Born Andrew Warhola in 1928, Warhol never severed his family ties (though he dropped the 'a' quite early). His parents were very recent US citizens. His father Andrej emigrated from Mikova, then part of the Austro-Hungarian Empire, in 1913. His wife Julia joined him in 1921. Warhol was raised in Ruska dolina, the Ruthenian district of Pittsburgh, and through the years of his global fame he remained an adoring son to his mother, and a pious follower of her faith - Byzantine Catholicism. Almost nothing of this is directly registered in his work, and Warhol never visited or exhibited in his parents' homeland. Notwithstanding some screen-prints of Lenin and the hammer-and- sickle, Warhol's art (like most modern Western art) was non grata in the Eastern bloc. But he wasn't forgotten there. Members of the Warhola family, including his maternal uncle, Jan (above), still lived in Mikova, and the artist had a following among Czechoslovak youth and the intelligentsia. After the fall of Communism in 1989, a local art teacher, Mickal Bycko, contacted Warhol's older brother John Warhola, President of the Andy Warhol Foundation, with a view to a memorial to Mikova's most famous son. The Slovakian 'Andy Warhol Society' was established. And with the support of Culture Minister, Ladislav Snopko, a House of Culture in the nearby town of Medzilaborce, was made available.

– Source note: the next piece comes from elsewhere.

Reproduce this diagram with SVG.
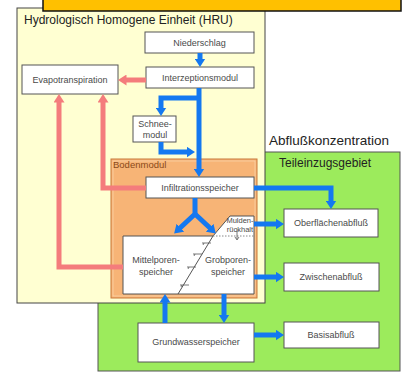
<svg xmlns="http://www.w3.org/2000/svg" width="405" height="373" viewBox="0 0 405 373">
<style>
.box{fill:#fff;stroke:#555;stroke-width:1}
.t{font-family:"Liberation Sans",Arial,sans-serif;font-size:9px;fill:#4a4a4a;text-anchor:middle}
.ts{font-family:"Liberation Sans",Arial,sans-serif;font-size:7.5px;fill:#4a4a4a;text-anchor:middle}
.blue{fill:none;stroke:#1478F0;stroke-width:5}
.red{fill:none;stroke:#F47C7C;stroke-width:5}
.title{font-family:"Liberation Sans",Arial,sans-serif;fill:#222}
</style>
<defs>
<marker id="ab" markerWidth="10" markerHeight="11" refX="0.5" refY="5.5" orient="auto" markerUnits="userSpaceOnUse"><path d="M0,0 L8.5,5.5 L0,11 z" fill="#1478F0"/></marker>
<marker id="ar" markerWidth="10" markerHeight="11" refX="0.5" refY="5.5" orient="auto" markerUnits="userSpaceOnUse"><path d="M0,0 L8.5,5.5 L0,11 z" fill="#F47C7C"/></marker>
</defs>
<rect width="405" height="373" fill="#fff"/>
<g id="teileinzugsgebiet">
<rect x="98" y="152" width="302" height="219" fill="#9CEB5C" stroke="#555" stroke-width="1"/>
<text class="title" x="269" y="145" font-size="13.5">Abflußkonzentration</text>
<text class="title" x="279" y="167" font-size="12">Teileinzugsgebiet</text>
</g>
<g id="hru">
<rect x="17" y="8" width="248" height="295" fill="#FFFFD2" stroke="#444" stroke-width="1"/>
<text class="title" x="24" y="24" font-size="12">Hydrologisch Homogene Einheit (HRU)</text>
</g>
<g id="banner">
<rect x="43" y="-2" width="358" height="13" fill="#FFC000" stroke="#111" stroke-width="1.5"/>
</g>
<g id="bodenmodul">
<rect x="111" y="159" width="146" height="139" fill="#F7B476" stroke="#C8783A" stroke-width="1"/>
<rect x="113" y="161" width="142" height="135" fill="none" stroke="#FBD3A8" stroke-width="0.8"/>
<text x="113" y="168" font-family="Liberation Sans, Arial, sans-serif" font-size="9.5" fill="#8A4A1A">Bodenmodul</text>
</g>
<g id="niederschlag"><rect class="box" x="145" y="32" width="109" height="21"/><text class="t" x="199.5" y="46">Niederschlag</text></g>
<g id="interzeptionsmodul"><rect class="box" x="146" y="67" width="108" height="21"/><text class="t" x="200" y="81">Interzeptionsmodul</text></g>
<g id="evapotranspiration"><rect class="box" x="22" y="65" width="96" height="29"/><text class="t" x="70" y="83">Evapotranspiration</text></g>
<g id="schneemodul"><rect class="box" x="133" y="116" width="43" height="26"/><text class="t" x="155" y="127">Schnee-</text><text class="t" x="155" y="138">modul</text></g>
<g id="infiltrationsspeicher"><rect class="box" x="146" y="177" width="108" height="21"/><text class="t" x="200" y="191">Infiltrationsspeicher</text></g>
<g id="porenspeicher">
<path class="box" d="M123,236 H213 L230,216 H254 V294 H123 Z"/>
<line x1="213" y1="236" x2="254" y2="236" stroke="#888" stroke-width="1" stroke-dasharray="1.5,1.5"/>
<path d="M237,229 V239 M235,237 L237,240 L239,237" fill="none" stroke="#555" stroke-width="0.8"/>
<line x1="213" y1="236" x2="178" y2="294" stroke="#555" stroke-width="1"/>
<path d="M202,243 h9 M204,243 l-1,2 M193,254 h9 M195,254 l-1,2 M187,267 h9 M189,267 l-1,2 M180,285 h9 M182,285 l-1,2" fill="none" stroke="#555" stroke-width="0.8"/>
<text class="t" x="156" y="263">Mittelporen-</text><text class="t" x="156" y="275">speicher</text>
<text class="t" x="228" y="263">Grobporen-</text><text class="t" x="228" y="275">speicher</text>
<text class="ts" x="240" y="223">Mulden-</text><text class="ts" x="240" y="232">rückhalt</text>
</g>
<g id="oberflaechenabfluss"><rect class="box" x="284" y="209" width="94" height="28"/><text class="t" x="331" y="226">Oberflächenabfluß</text></g>
<g id="zwischenabfluss"><rect class="box" x="284" y="263" width="95" height="28"/><text class="t" x="331" y="280">Zwischenabfluß</text></g>
<g id="basisabfluss"><rect class="box" x="284" y="322" width="95" height="26"/><text class="t" x="331" y="338">Basisabfluß</text></g>
<g id="grundwasserspeicher"><rect class="box" x="138" y="323" width="116" height="39"/><text class="t" x="196" y="345">Grundwasserspeicher</text></g>
<g id="connectors">
<path class="blue" d="M200,53 V59" marker-end="url(#ab)"/>
<path class="blue" d="M199,88 V169" marker-end="url(#ab)"/>
<path class="blue" d="M199,98 H161 V108" marker-end="url(#ab)"/>
<path class="blue" d="M161,142 V152 H187" marker-end="url(#ab)"/>
<path class="blue" d="M254,188 H331 V201" marker-end="url(#ab)"/>
<path class="blue" d="M195,198 V214 L180,228" marker-end="url(#ab)"/>
<path class="blue" d="M195,214 L210,228" marker-end="url(#ab)"/>
<path class="blue" d="M254,224 H276" marker-end="url(#ab)"/>
<path class="blue" d="M254,277 H276" marker-end="url(#ab)"/>
<path class="blue" d="M254,335 H276" marker-end="url(#ab)"/>
<path class="blue" d="M165,323 V302" marker-end="url(#ab)"/>
<path class="blue" d="M224,294 V315" marker-end="url(#ab)"/>
<path class="red" d="M146,80 H126" marker-end="url(#ar)"/>
<path class="red" d="M146,188 H103 V102" marker-end="url(#ar)"/>
<path class="red" d="M123,267 H59 V102" marker-end="url(#ar)"/>
</g>
</svg>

The Foundation donated 13 Warhol prints of some of his most celebrated subjects (including a Lenin and a hammer-and- sickle). There were also such memorablilia as Julia's letters to her family and a smock worn by the infant Andy. And in October 1991 the Andy Warhol Museum opened with a two-day party. The global village idiot had come home.

Since then, there has been some local opposition to the museum, including a petition against 'propaganda for an American homosexual' which attracted 1,000 signatures. But the museum still stands, and a handful of new works has been added. Last year, on the anniversary of Warhol's death, a requiem service was held, with the priest later taking Warhol relatives on a guided tour of the collection. Scarved heads, respectful if bemused, bobbed among Campbell's soups and repeated cows. They always did call him an icon-maker.